Developing and user-testing Decision boxes to facilitate shared decision making in primary care - a study protocol
1 Research Center of the CHUQ, Saint-Francois d'Assise Hospital, Quebec City, Canada
2 Dept de médecine familiale et de médecine d'urgence, University Laval, Quebec city, Canada
3 Dept of Family Medicine, McGill University, Montreal, Canada
4 Dept of Clinical Epidemiology and Biostatistics and Department of Medicine, McMaster University, Hamilton, Canada
BMC Medical Informatics and Decision Making 2011, 11:17 doi:10.1186/1472-6947-11-17Published: 9 March 2011
Applying evidence is one of the most challenging steps of evidence-based clinical practice. Healthcare professionals have difficulty interpreting evidence and translating it to patients. Decision boxes are summaries of the most important benefits and harms of diagnostic, therapeutic, and preventive health interventions provided to healthcare professionals before they meet the patient. Our hypothesis is that Decision boxes will prepare clinicians to help patients make informed value-based decisions. By acting as primers, the boxes will enhance the application of evidence-based practices and increase shared decision making during the clinical encounter. The objectives of this study are to provide a framework for developing Decision boxes and testing their value to users.

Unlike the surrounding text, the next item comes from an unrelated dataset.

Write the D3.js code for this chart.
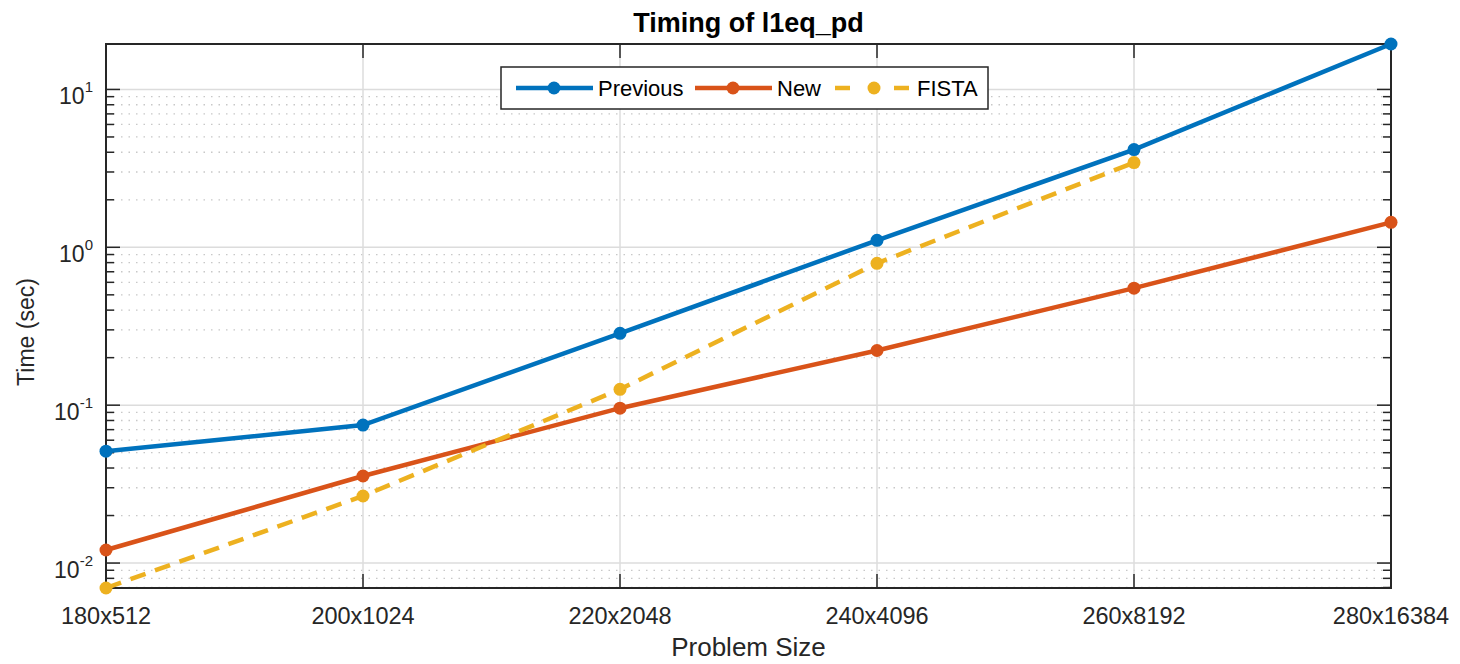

We will begin by developing Decision box prototypes for 10 clinical conditions or topics based on a review of the research on risk communication. We will present two prototypes to purposeful samples of 16 family physicians distributed in two focus groups, and 32 patients distributed in four focus groups. We will use the User Experience Model framework to explore users' perceptions of the content and format of each prototype. All discussions will be transcribed, and two researchers will independently perform a hybrid deductive/inductive thematic qualitative analysis of the data. The coding scheme will be developed a priori from the User Experience Model's seven themes (valuable, usable, credible, useful, desirable, accessible and findable), and will include new themes suggested by the data (inductive analysis). Key findings will be triangulated using additional publications on the design of tools to improve risk communication. All 10 Decision boxes will be modified in light of our findings.
This study will produce a robust framework for developing and testing Decision boxes that will serve healthcare professionals and patients alike. It is the first step in the development and implementation of a new tool that should facilitate decision making in clinical practice.